1. #1
    Firehouse.com Guest

    Post Using RITs to do...

    I have a had a few discussions around the station concerning RITs being used for outside ventilation work, such as removing security bars. I feel that they should not be responsible for this duty. Other feel however, that is creating another exit point for the interior crews. How do you feel on this subject or if you belong to a RIT, what are your guidelines?

  2. #2
    Firehouse.com Guest


    The general rule is that they should not be in a position where they are tied up to apoint where it delays response. I feel this includes ventilation for rooftops. I have mixed feelings about using them for auxillary functions. Depends on the size of the building, but maybe removing outside bars puts them on opposite side of building which delays response. I say use commond sense and look at benefit vs potential outcome of being out of position. Some pencil pusher who most likely never saw a fire in a building and the resources required came up with this 2 in 2 out, RIT requirement. We have to live with it. It is not really anything we have never done, now we just have to have them visible and identified for that sole purpose.

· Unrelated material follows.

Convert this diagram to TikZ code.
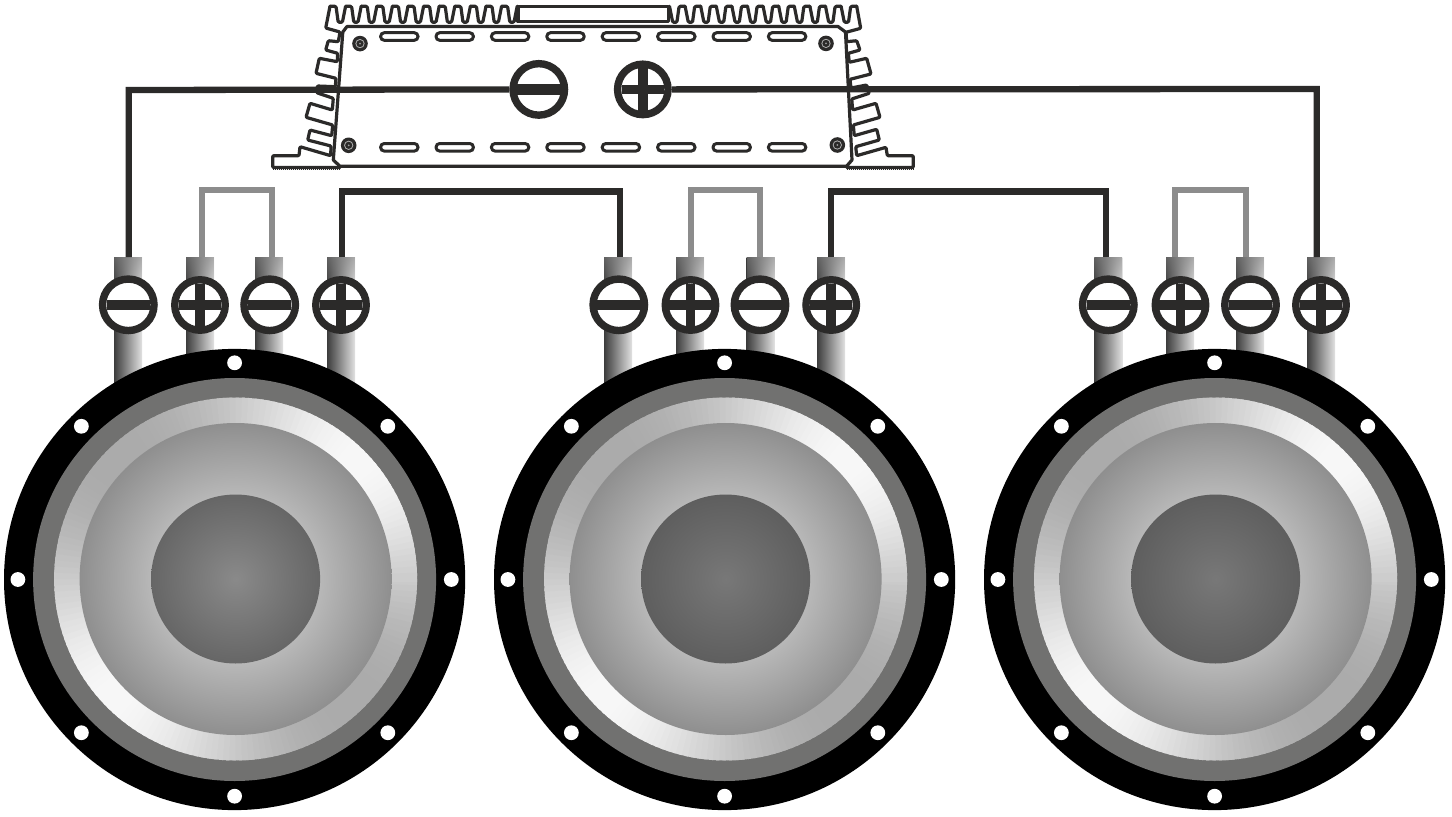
\documentclass[tikz,border=0pt]{standalone}
\usetikzlibrary{fadings}
\definecolor{dark}{HTML}{2B2A29}
\definecolor{jump}{HTML}{8C8C8C}
\definecolor{frame}{HTML}{717170}
\definecolor{postL}{HTML}{3C3C3C}
\definecolor{postR}{HTML}{E2E2E2}
\definecolor{postT}{HTML}{808080}
\pgfdeclareradialshading{coneS}{\pgfpoint{0bp}{0bp}}{color(0bp)=(black!28); color(13.5bp)=(black!28); color(25bp)=(black!44); color(50bp)=(black!44)}
\pgfdeclareradialshading{capA}{\pgfpoint{0bp}{0bp}}{color(0bp)=(black!46); color(25bp)=(black!60); color(50bp)=(black!60)}
\pgfdeclareradialshading{capB}{\pgfpoint{0bp}{0bp}}{color(0bp)=(black!53); color(25bp)=(black!63); color(50bp)=(black!63)}
\tikzfading[name=fadedown, top color=transparent!45, bottom color=transparent!100]
\tikzset{
  wire/.style={draw=dark,line width=6.3pt},
  jumper/.style={draw=jump,line width=6pt},
  ampline/.style={draw=dark,line width=3.2pt,line join=round,line cap=round},
  screw/.style={circle,draw=dark,fill=white,line width=7.4pt,minimum size=51.5pt,inner sep=0pt},
  slot/.style={draw=dark,fill=white,line width=3pt,rounded corners=3.7pt},
}
\newcommand{\screwminus}[3]{\node[screw] (#1) at (#2,#3) {};
  \fill[dark] (#2-21.7,#3-5.2) rectangle (#2+21.7,#3+5.2);}
\newcommand{\screwplus}[3]{\node[screw,minimum size=50.5pt] (#1) at (#2,#3) {};
  \fill[dark] (#2-21.2,#3-4.9) rectangle (#2+21.2,#3+4.9);
  \fill[dark] (#2-4.9,#3-21.5) rectangle (#2+4.9,#3+21.5);}
\newcommand{\postbar}[1]{\shade[left color=postL,right color=postR] (#1-14,257) rectangle (#1+14,400);
  \fill[postT,path fading=fadedown] (#1-14,257) rectangle (#1+14,292);}
\newcommand{\speaker}[2]{%
  \fill[black] (#1,579.5) circle (230.6);
  \foreach \h in {0,45,...,315} {\fill[white] (#1,579.5) ++(\h:216.7) circle (7.4);}
  \fill[frame] (#1,579.5) circle (201.5);
  \foreach \a in {0,2,...,358} {
    \pgfmathsetmacro{\g}{0.67+0.30*pow(abs(cos(\a+45))+0.0001,2.6)}
    \definecolor{ringc}{gray}{\g}
    \fill[ringc] (#1+1,579) -- ++(\a:181.5) arc[start angle=\a,end angle=\a+3,radius=181.5] -- cycle;
  }
  \shade[shading=coneS] (#1+1,579) circle (156);
  \shade[shading=#2] (#1+1,579) circle (84.5);
}
\newcommand{\ampscrew}[3]{\fill[dark] (#2,#3) circle (7.8);
  \fill[white!70!black] (#2,#3) circle (4.6);
  \fill[dark] (#2,#3) circle (3.6);
  \node[circle,fill=white!60!black,inner sep=0pt,minimum size=2pt] (#1) at (#2,#3) {};}
\begin{document}
\begin{tikzpicture}[x=1pt,y=-1pt]
\useasboundingbox (0,0) rectangle (1452,817);
\fill[white] (0,0) rectangle (1452,817);
% amplifier
\draw[ampline,fill=white] (347,26.5) -- (838,26.5) -- (845.5,32) -- (852,160) -- (846.5,166.3) -- (340,166.3) -- (333.3,160) -- (342.8,32) -- cycle;
\draw[ampline] (518,6.3) rectangle (668.5,21.5);
\foreach \i in {0,...,11} {
  \pgfmathsetmacro{\xx}{330+15.6*\i}
  \draw[ampline,rounded corners=1.2pt] (\xx,6.3) -- (\xx+6,6.3) -- (\xx+8.2,22.3) -- (\xx+12.4,22.3) -- (\xx+15.6,6.3);
  \pgfmathsetmacro{\xr}{856.7-15.6*\i}
  \draw[ampline,rounded corners=1.2pt] (\xr,6.3) -- (\xr-6,6.3) -- (\xr-8.2,22.3) -- (\xr-12.4,22.3) -- (\xr-15.6,6.3);
}
\draw[ampline,rounded corners=1pt] (330,6.3) -- (325.7,28) -- (340,32) -- (338.3,41.7) -- (328.3,40.7) -- (325.7,50) -- (337.7,53.3) -- (337.3,61.7) -- (319.3,58.3) -- (316,73.3) -- (336,78.3) -- (335.3,86.7) -- (317.3,86) -- (316.7,92.7) -- (333.3,98.3) -- (332.3,110) -- (310,103.3) -- (306,117.3) -- (332.7,125) -- (331.7,135.7) -- (310,130) -- (307.7,140) -- (331,146) -- (330.7,155.7) -- (300,146.7) -- (299,155.7) -- (272.7,155.7) -- (272.7,167.5) -- (340,167.5);
\draw[ampline,rounded corners=1pt] (856.7,6.3) -- (860.7,28.3) -- (846,32.3) -- (846.7,41.7) -- (856.7,40.7) -- (860,50) -- (848.3,53.3) -- (849.3,62.3) -- (866.7,58.3) -- (871,74) -- (850,79.3) -- (851,88) -- (866.7,85) -- (869.3,93.3) -- (851.7,99) -- (852.7,110) -- (876,103.3) -- (880,117.3) -- (853.3,125) -- (854.3,135.7) -- (876.7,129.3) -- (879.3,140) -- (855.7,146.7) -- (856.7,155.7) -- (886,147.3) -- (887.3,155.7) -- (913.3,155.7) -- (913.3,167.5) -- (846.7,167.5);
\draw[draw=dark,line width=3.6pt,dash pattern=on 1pt off 1pt] (273,168.3) -- (340,168.3);
\draw[draw=dark,line width=3.6pt,dash pattern=on 1pt off 1pt] (846.7,168.3) -- (913.3,168.3);
\foreach \i in {0,...,7} {
  \pgfmathsetmacro{\xs}{399.3+55.4*\i}
  \draw[slot] (\xs-18.7,32.7) rectangle (\xs+18.7,40.3);
  \draw[slot] (\xs-18.7,143.5) rectangle (\xs+18.7,151.1);
}
\ampscrew{as1}{360}{43.6}
\ampscrew{as2}{826}{43.4}
\ampscrew{as3}{348.7}{145.3}
\ampscrew{as4}{837.3}{145}
\screwminus{ampneg}{538.8}{89.4}
\screwplus{amppos}{642.8}{89.4}
% posts
\foreach \x in {128,200,269,341,618,690,760.5,831,1108.3,1180,1250,1321} {\postbar{\x}}
% speakers
\speaker{234.6}{capA}
\speaker{724.6}{capB}
\speaker{1214.6}{capB}
% terminals
\screwminus{a1}{128.3}{304.8}
\screwplus{a2}{200}{305}
\screwminus{a3}{269.7}{304.8}
\screwplus{a4}{341}{305}
\screwminus{b1}{618.8}{304.8}
\screwplus{b2}{690.5}{305}
\screwminus{b3}{760}{304.8}
\screwplus{b4}{831.2}{305}
\screwminus{c1}{1108.3}{304.8}
\screwplus{c2}{1180.5}{305}
\screwminus{c3}{1250.5}{304.8}
\screwplus{c4}{1321}{305}
% wire ends at post tops
\coordinate (wa1) at (128.7,257);
\coordinate (wa2) at (202,257);
\coordinate (wa3) at (271.5,257);
\coordinate (wa4) at (342,257);
\coordinate (wb1) at (620,257);
\coordinate (wb2) at (691,257);
\coordinate (wb3) at (760,257);
\coordinate (wb4) at (831,257);
\coordinate (wc1) at (1106,257);
\coordinate (wc2) at (1174.5,257);
\coordinate (wc3) at (1245.7,257);
\coordinate (wc4) at (1316.7,257);
\coordinate (tl) at (128.7,90);
\coordinate (tr) at (1316.7,89);
\coordinate (k1) at (342,191.5);
\coordinate (k2) at (620,191.5);
\coordinate (k3) at (831,191.5);
\coordinate (k4) at (1106,191.5);
% wires
\draw[wire] (wa1) -- (tl) -- (ampneg.west);
\draw[wire] (amppos.east) -- (tr) -- (wc4);
\draw[wire] (wa4) -- (k1) -- (k2) -- (wb1);
\draw[wire] (wb4) -- (k3) -- (k4) -- (wc1);
\draw[jumper] (wa2) |- (271.5,190) -- (wa3);
\draw[jumper] (wb2) |- (760,190) -- (wb3);
\draw[jumper] (wc2) |- (1245.7,190) -- (wc3);
\end{tikzpicture}
\end{document}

    Bottom line: Be careful

    [This message has been edited by Captstanm (edited April 02, 2000).]

  3. #3
    Firehouse.com Guest


    Thank you for the insight. I agree with every point you mentioned. I will try to take those points back to my station and see what evolves.

  4. #4
    Firehouse.com Guest


    A RIT Team should be able to perform auxially functions if it helps with emergency firefighter egress. They however should not perform an operation that is not mission sensative. I.E. Roof Ventalation.You should also look at NFPA 1710 as it pertains to IRIT and RIT. It's very interesting!

  5. #5
    Firehouse.com Guest


    There is no reason the RIT can’t be made available for certain auxiliary duties, in fact they should be made responsible for some.

    During their initial size up they should identify and attempt to correct such things as bars on windows and locked doors. Laddering windows and identifying any additional hazards should also come under their responsibilities. All of these activities help the team familiarize themselves with the structure and helps them to prepare for the possibility.

    Why wait for something to go wrong and then have to do these things anyway. Granted they have to stay fluid enough to act quickly if needed, but that doesn’t mean sitting on a tarp in front of the building staring at each other waiting for a “MAYDAY”


  6. #6
    Lt. Chester
    Firehouse.com Guest


    This is my first reply. Based on attending a few classes and doing some research, it seems only dept's. that are heavily staffed have the luxury of having people solely dedicated to RIT. I have written an SOG for my dept{ career} that allows for the RIT to be flexible{based on the majority of fires we see are 1-3 story wood frames}while monitoring radio traffic and fire conditions. We need them to throw ladders,OV, stage equip etc... but they also need to pay attention to what's happening. Good luck in finding what will work best for your Dept.